Hours before the indictment was unsealed, word came that the case had been assigned to Aileen Cannon, a Trump-appointed judge with limited trial experience based not in the bustling federal courthouse of Miami but in the far quieter city of Fort Pierce two hours north.

This was an unwelcome development for the Justice Department, which had tangled with Cannon less than a year earlier over her decision to grant Trump's request for an independent arbiter to review the classified documents seized by the FBI. That decision was overturned by a unanimous federal appeals panel, which said Cannon had overstepped her bounds.

Cannon's handling of the criminal case drew even more intense scrutiny as she permitted defense motions to pile up, causing interminable delays, and entertained Trump team arguments — including that he was entitled under the Presidential Records Act to take classified documents with him after he left the White House — that prosecutors and legal experts regarded as frivolous. All the while, she squabbled with prosecutors, who grew increasingly exasperated but did not ask for her to be taken off the case.

She indefinitely postponed the trial in May, weeks before it had been set to begin, and then held a multi-day hearing the following month on Trump team arguments that Smith had been illegally appointed because he was appointed by Attorney General Merrick Garland and not confirmed by the Senate.

The following month, she made the stunning decision to dismiss the case, endorsing the Trump team's arguments over Smith's appointment.

The Capitol Riot

Trump's efforts to cling to power had been well-documented by the time he was charged with plotting to overturn the 2020 election.

Nonetheless, the case fleshed out additional details about what prosecutors say were Trump's wide-ranging schemes, including his persistent badgering of Vice President Mike Pence to refuse to certify the counting of electoral votes.

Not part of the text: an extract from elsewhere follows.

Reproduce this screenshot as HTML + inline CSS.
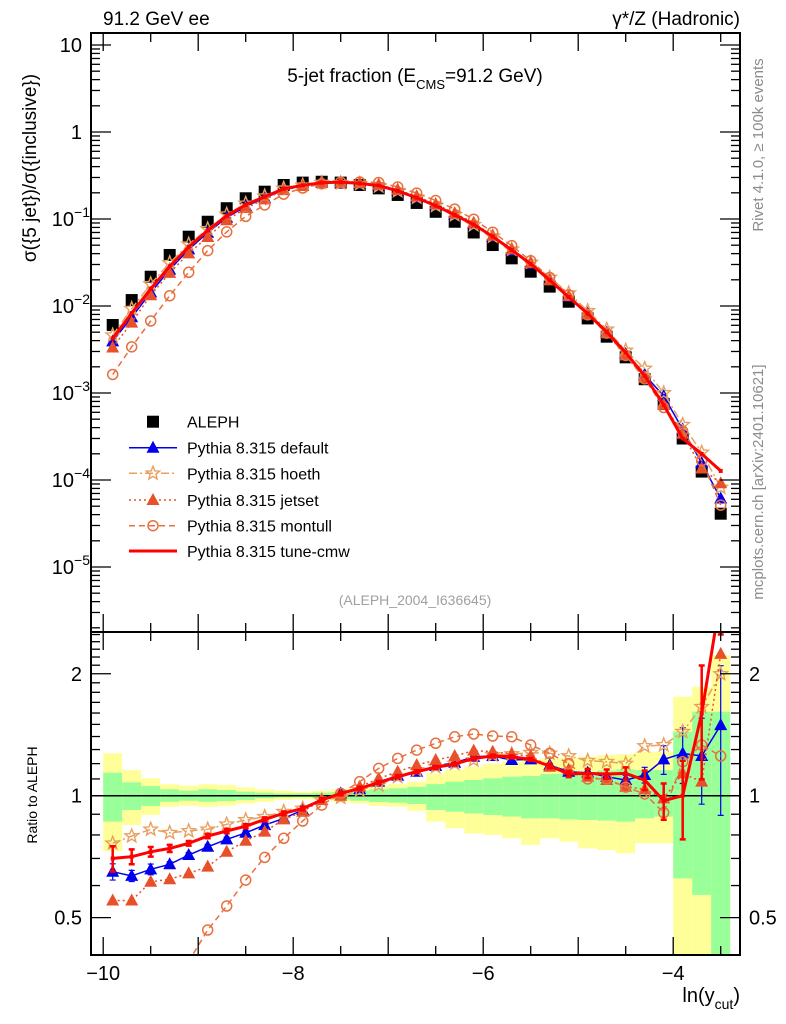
<!DOCTYPE html>
<html><head><meta charset="utf-8"><style>
html,body{margin:0;padding:0;background:#fff;}
svg{display:block;font-family:"Liberation Sans",sans-serif;}
</style></head><body>
<svg id="chart" width="786" height="1024" viewBox="0 0 786 1024" xmlns="http://www.w3.org/2000/svg">
<defs>
<clipPath id="clipTop"><rect x="91" y="33" width="649" height="599"/></clipPath>
<clipPath id="clipBot"><rect x="91" y="632" width="649" height="323"/></clipPath>
</defs>
<g id="bands" clip-path="url(#clipBot)"></g>
<g id="topg" clip-path="url(#clipTop)"></g>
<g id="botg" clip-path="url(#clipBot)"></g>
<g id="axes"></g>
<rect x="91" y="33" width="649" height="599" fill="none" stroke="#000" stroke-width="2"/>
<rect x="91" y="632" width="649" height="323" fill="none" stroke="#000" stroke-width="2"/>
<text x="103" y="25" font-size="19">91.2 GeV ee</text>
<text x="740" y="25" font-size="19" text-anchor="end">γ*/Z (Hadronic)</text>
<text x="415" y="82" font-size="19" text-anchor="middle">5-jet fraction (E<tspan font-size="13" dy="7">CMS</tspan><tspan dy="-7">=91.2 GeV)</tspan></text>
<text transform="translate(36,168) rotate(-90)" font-size="19" text-anchor="middle">σ({5 jet})/σ({inclusive})</text>
<text transform="translate(37,795) rotate(-90)" font-size="14" text-anchor="middle">Ratio to ALEPH</text>
<text x="740" y="1002" font-size="20" text-anchor="end">ln(y<tspan font-size="14" dy="7">cut</tspan><tspan dy="-7">)</tspan></text>
<text transform="translate(763,145) rotate(-90)" font-size="15" fill="#8c8c8c" text-anchor="middle">Rivet 4.1.0, ≥ 100k events</text>
<text transform="translate(763,482) rotate(-90)" font-size="15" fill="#8c8c8c" text-anchor="middle">mcplots.cern.ch [arXiv:2401.10621]</text>
<text x="415" y="605" font-size="14" fill="#a0a0a0" text-anchor="middle">(ALEPH_2004_I636645)</text>
<g id="legend"></g>
</svg>
<script>
const xCenters=[-9.9,-9.7,-9.5,-9.3,-9.1,-8.9,-8.7,-8.5,-8.3,-8.1,-7.9,-7.7,-7.5,-7.3,-7.1,-6.9,-6.7,-6.5,-6.3,-6.1,-5.9,-5.7,-5.5,-5.3,-5.1,-4.9,-4.7,-4.5,-4.3,-4.1,-3.9,-3.7,-3.5];
const aleph=[6.05e-3,0.0117,0.0217,0.0386,0.0626,0.093,0.133,0.173,0.206,0.246,0.262,0.268,0.262,0.246,0.225,0.189,0.153,0.121,0.093,0.070,0.0502,0.0353,0.0248,0.0167,0.0112,7.2e-3,4.44e-3,2.57e-3,1.44e-3,7.5e-4,3.0e-4,1.25e-4,4.1e-5];
const ratioDefault=[0.649,0.634,0.658,0.677,0.714,0.748,0.78,0.81,0.846,0.879,0.922,0.976,1.013,1.037,1.083,1.12,1.146,1.184,1.206,1.248,1.253,1.225,1.229,1.19,1.146,1.14,1.114,1.093,1.125,1.229,1.272,1.253,1.494];
const ratioHoeth=[0.763,0.795,0.826,0.81,0.818,0.826,0.85,0.871,0.887,0.913,0.93,0.976,0.99,1.033,1.062,1.114,1.157,1.179,1.2,1.225,1.26,1.267,1.277,1.272,1.253,1.22,1.213,1.2,1.326,1.334,1.439,1.658,1.998];
const ratioJetset=[0.551,0.551,0.613,0.622,0.643,0.668,0.727,0.774,0.815,0.874,0.913,0.976,1.0,1.052,1.103,1.146,1.19,1.225,1.253,1.292,1.284,1.267,1.253,1.179,1.161,1.114,1.093,1.052,1.037,0.985,1.135,1.083,2.24];
const ratioMontull=[0.27,0.29,0.31,0.34,0.39,0.466,0.534,0.619,0.704,0.785,0.866,0.948,1.013,1.083,1.168,1.236,1.296,1.347,1.398,1.42,1.404,1.398,1.334,1.272,1.2,1.1,1.1,1.05,1.01,0.908,1.213,1.334,1.253];
const ratioCmw=[0.70,0.707,0.727,0.741,0.763,0.795,0.818,0.841,0.874,0.905,0.93,0.976,1.013,1.043,1.077,1.114,1.146,1.175,1.197,1.236,1.253,1.248,1.229,1.184,1.131,1.135,1.131,1.135,1.093,0.972,1.0,1.597,3.1];
const errCmw=[0.05,0.03,0.02,0.015,0.01,0.01,0.01,0.01,0.01,0.01,0.01,0.01,0.01,0.01,0.01,0.01,0.01,0.01,0.01,0.01,0.01,0.01,0.01,0.015,0.02,0.03,0.03,0.04,0.06,0.1,0.22,0.5,0.6];
const errDefault=[0.03,0.02,0.02,0.01,0.01,0.01,0.01,0.01,0.01,0.01,0.01,0.01,0.01,0.01,0.01,0.01,0.01,0.01,0.01,0.01,0.01,0.01,0.01,0.01,0.01,0.02,0.02,0.03,0.05,0.1,0.2,0.3,0.6];
const bandYelHi=[1.272,1.157,1.104,1.067,1.058,1.067,1.062,1.048,1.037,1.029,1.023,1.029,1.037,1.048,1.062,1.068,1.083,1.135,1.157,1.179,1.2,1.213,1.225,1.236,1.243,1.248,1.26,1.267,1.284,1.284,1.756,1.858,2.224];
const bandGrnHi=[1.14,1.079,1.056,1.037,1.029,1.037,1.033,1.023,1.017,1.013,1.013,1.017,1.021,1.029,1.037,1.043,1.052,1.068,1.083,1.093,1.104,1.114,1.118,1.131,1.135,1.14,1.153,1.161,1.157,1.157,1.439,1.612,1.612];
const bandGrnLo=[0.863,0.922,0.943,0.966,0.972,0.966,0.970,0.976,0.985,0.989,0.991,0.985,0.979,0.972,0.965,0.961,0.954,0.922,0.913,0.904,0.896,0.888,0.879,0.879,0.874,0.871,0.868,0.863,0.879,0.888,0.625,0.569,0.3];
const bandYelLo=[0.730,0.846,0.896,0.939,0.945,0.939,0.945,0.957,0.966,0.976,0.979,0.976,0.966,0.957,0.943,0.939,0.918,0.863,0.831,0.807,0.8,0.785,0.756,0.785,0.770,0.741,0.734,0.721,0.763,0.763,0.3,0.3,0.3];
const xTicks=[-10,-8,-6,-4];
const xTickLabels=["\u221210","\u22128","\u22126","\u22124"];
const yDecades=[1,0,-1,-2,-3,-4,-5];
const ratioTicks=[0.5,1,2];
const ratioTickLabels=["0.5","1","2"];

const NS="http://www.w3.org/2000/svg";
const BW=0.2;
const TOP=33;
function X(x){return 103.2+(x+10)*95;}
function YT(v){return 132-87*Math.log10(v);}
function YR(r){return 795.7-405*Math.log10(r);}
function mk(tag,attrs,parent){const e=document.createElementNS(NS,tag);for(const k in attrs)e.setAttribute(k,attrs[k]);parent.appendChild(e);return e;}

const bands=document.getElementById('bands'),topg=document.getElementById('topg'),botg=document.getElementById('botg'),axes=document.getElementById('axes'),legend=document.getElementById('legend');

for(let i=0;i<xCenters.length;i++){
  const x0=X(xCenters[i]-BW/2),x1=X(xCenters[i]+BW/2);
  const y=mk('rect',{x:x0,y:YR(bandYelHi[i]),width:x1-x0,height:YR(bandYelLo[i])-YR(bandYelHi[i]),fill:'#ffff99'},bands);
  
  
  const g=mk('rect',{x:x0,y:YR(bandGrnHi[i]),width:x1-x0,height:YR(bandGrnLo[i])-YR(bandGrnHi[i]),fill:'#99ff99'},bands);
  
  
}
const one=mk('line',{x1:91,x2:740,y1:YR(1),y2:YR(1),stroke:'#000','stroke-width':1.5},bands);



function marker(type,color,cx,cy,parent,name){
  let e;
  if(type==='square'){e=mk('rect',{x:cx-6,y:cy-6,width:12,height:12,fill:'#000'},parent);}
  else if(type==='tri'){e=mk('path',{d:`M${cx},${cy-7}L${cx+6.5},${cy+5}L${cx-6.5},${cy+5}Z`,fill:color},parent);}
  else if(type==='circ'){e=mk('circle',{cx:cx,cy:cy,r:5,fill:'none',stroke:color,'stroke-width':1.5},parent);}
  else if(type==='star'){let d='';for(let k=0;k<10;k++){const a=-Math.PI/2+k*Math.PI/5;const r=k%2?3:7;d+=(k?'L':'M')+(cx+r*Math.cos(a)).toFixed(1)+','+(cy+r*Math.sin(a)).toFixed(1);}e=mk('path',{d:d+'Z',fill:'none',stroke:color,'stroke-width':1.4},parent);}
  else if(type==='small'){e=mk('rect',{x:cx-2,y:cy-2,width:4,height:4,fill:color},parent);}
  
  
}
const series=[
  {name:'default',ratio:ratioDefault,err:errDefault,color:'#0000ee',dash:'',w:1.5,m:'tri'},
  {name:'hoeth',ratio:ratioHoeth,err:null,color:'#e8a060',dash:'8,3,2,3',w:1.5,m:'star'},
  {name:'jetset',ratio:ratioJetset,err:null,color:'#e8502a',dash:'2,3',w:1.5,m:'tri'},
  {name:'montull',ratio:ratioMontull,err:null,color:'#e8703f',dash:'6,4',w:1.5,m:'circ'},
  {name:'tune-cmw',ratio:ratioCmw,err:errCmw,color:'#ff0000',dash:'',w:3,m:'small'}
];
aleph.forEach((v,i)=>marker('square','#000',X(xCenters[i]),YT(v),topg,'aleph-point'));
series.forEach(s=>{
  const ptsT=s.ratio.map((r,i)=>X(xCenters[i]).toFixed(1)+','+YT(r*aleph[i]).toFixed(1)).join(' ');
  const ptsB=s.ratio.map((r,i)=>X(xCenters[i]).toFixed(1)+','+YR(r).toFixed(1)).join(' ');
  [[topg,ptsT,'main'],[botg,ptsB,'ratio']].forEach(([g,pts,k])=>{
    const l=mk('polyline',{points:pts,fill:'none',stroke:s.color,'stroke-width':s.w,'stroke-dasharray':s.dash},g);
    
    
  });
  s.ratio.forEach((r,i)=>{
    const cx=X(xCenters[i]);
    if(s.err){
      const lo=YR(Math.max(r-s.err[i],0.3)),hi=YR(r+s.err[i]);
      const eb=mk('path',{d:`M${cx},${lo}V${hi}M${cx-3},${lo}H${cx+3}M${cx-3},${hi}H${cx+3}`,stroke:s.color,'stroke-width':s.w>2?2.5:1.2,fill:'none'},botg);
      
      
    }
    marker(s.m,s.color,cx,YR(r),botg,s.name+'-ratio-point');
    marker(s.m,s.color,cx,YT(r*aleph[i]),topg,s.name+'-point');
  });
});

function tick(x1,y1,x2,y2,name){const t=mk('line',{x1,y1,x2,y2,stroke:'#000','stroke-width':1.3},axes);}
for(let v=-10;v<=-3.4;v+=0.5){
  const px=X(v),maj=Number.isInteger(v),L=maj?18:9;
  tick(px,TOP,px,TOP+L,'x-tick');tick(px,632,px,632-L,'x-tick');
  tick(px,632,px,632+L,'x-tick');tick(px,955,px,955-L,'x-tick');
}
xTicks.forEach((v,i)=>{const t=mk('text',{x:X(v),y:980,'font-size':20,'text-anchor':'middle'},axes);t.textContent=xTickLabels[i];});
for(let d=-6;d<=1;d++){
  for(let m=1;m<10;m++){
    const v=m*Math.pow(10,d),py=YT(v);
    if(py<TOP||py>632)continue;
    const L=m===1?20:9;
    tick(91,py,91+L,py,'y-tick');tick(740,py,740-L,py,'y-tick');
  }
}
yDecades.forEach(d=>{
  const t=mk('text',{x:82,y:YT(Math.pow(10,d))+7,'font-size':20,'text-anchor':'end'},axes);
  
  
  if(d===1)t.textContent='10';else if(d===0)t.textContent='1';
  else{t.textContent='10';const s=document.createElementNS(NS,'tspan');s.setAttribute('dy','-9');s.setAttribute('font-size','14');s.textContent='\u2212'+(-d);t.appendChild(s);t.setAttribute('x',90);}
});
for(let r=0.4;r<=2.55;r+=0.1){
  const rr=Math.round(r*10)/10,py=YR(rr);
  if(py<632||py>955)continue;
  const maj=(rr===0.5||rr===1||rr===2),L=maj?20:9;
  tick(91,py,91+L,py,'ratio-tick');tick(740,py,740-L,py,'ratio-tick');
}
ratioTicks.forEach((v,i)=>{
  const a=mk('text',{x:82,y:YR(v)+7,'font-size':20,'text-anchor':'end'},axes);a.textContent=ratioTickLabels[i];
  
  
  const b=mk('text',{x:749,y:YR(v)+7,'font-size':20},axes);b.textContent=ratioTickLabels[i];
  
  
});

const legY=[421.7,447.7,473.3,500,525.7,551];
const legNames=['ALEPH','Pythia 8.315 default','Pythia 8.315 hoeth','Pythia 8.315 jetset','Pythia 8.315 montull','Pythia 8.315 tune-cmw'];
legNames.forEach((n,i)=>{
  const y=legY[i];
  if(i===0){marker('square','#000',153,y,legend,'legend-marker');}
  else{
    const s=series[i-1];
    const l=mk('line',{x1:129,x2:177,y1:y,y2:y,stroke:s.color,'stroke-width':s.w,'stroke-dasharray':s.dash},legend);
    
    
    if(s.m!=='small')marker(s.m,s.color,153,y,legend,'legend-marker');
  }
  const t=mk('text',{x:187,y:y+6,'font-size':16},legend);t.textContent=n;
  
  
});
</script>
</body></html>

The indictment was the product of cooperation, including before the grand jury, of close aides and other targets of Trump's pressure campaign. Trump had sought to block Pence from testifying, citing executive privilege, but a federal appeals court forced the ex-vice president to appear — and the resulting indictment describes notes Pence took about conversations he had with the president.

If the classified documents case seemed fairly straightforward, legally, the election interference prosecution against Trump was anything but. For one thing, the case concerned conduct that Trump took while he was in office, putting prosecutors on legally complicated terrain.

Enter the Supreme Court

Both the trial judge presiding over Trump's election interference case and a federal appeals court decisively swatted away the former president's claims that he was immune from prosecution.

The Supreme Court's conservative majority took a starkly different view.

After rejecting Smith's December 2023 request that it leapfrog a lower court and take up the case immediately, the Supreme Court last April agreed to hear arguments and made clear through the tenor of its questioning that it was skeptical of the charges against Trump — even while not embracing his assertions of absolute immunity.

The result was a landmark 6-3 opinion that conferred broad immunity on former presidents. Writing for the majority, Chief Justice John Roberts wrote that ex-presidents were immune from prosecution for acts within their core constitutional duties, presumptively immune for other official acts and not immune at all for private acts.

The ruling triggered a fiery dissent from Justice Sonia Sotomayor, who said it “makes a mockery” of the principle that “no man is above the law.”

“Because our Constitution does not shield a former president from answering for criminal and treasonous acts, I dissent," she wrote.

The practical effect of the ruling was to narrow the scope of the prosecution, removing from the case allegations related to Trump's efforts to leverage the Justice Department's law enforcement powers to remain in office, and to leave it in the hands of the trial court judge, Tanya Chutkan, as to which other acts in the indictment are not official acts and thus may remain part of the indictment.

The path ahead

Smith's team has appealed Cannon's dismissal of the case to the Atlanta-based 11th U.S. Circuit Court of Appeals.

It’s unclear when or how the court will rule, but prosecutors in their brief repeatedly stressed that Cannon’s order is a radical break from decades of precedent and stands apart from how judges across the country have ruled on the same question on the legality of special counsel appointments.

Her conclusion that Smith's was illegal because it was made by the attorney general rather than receiving Senate confirmation, they warned, “could jeopardize the longstanding operation of the Justice Department and call into question hundreds of appointments throughout the Executive Branch.”

Assuming the appeals court reverses Cannon, the next big question will be whether it reassigns the case to another judge to carry the proceedings forward.

The election interference case, meanwhile, is continuing in light of the Supreme Court opinion. Though there's no chance of a trial before the election — and possibly no chance of a trial at all in the event that Trump wins and orders the case dismissed.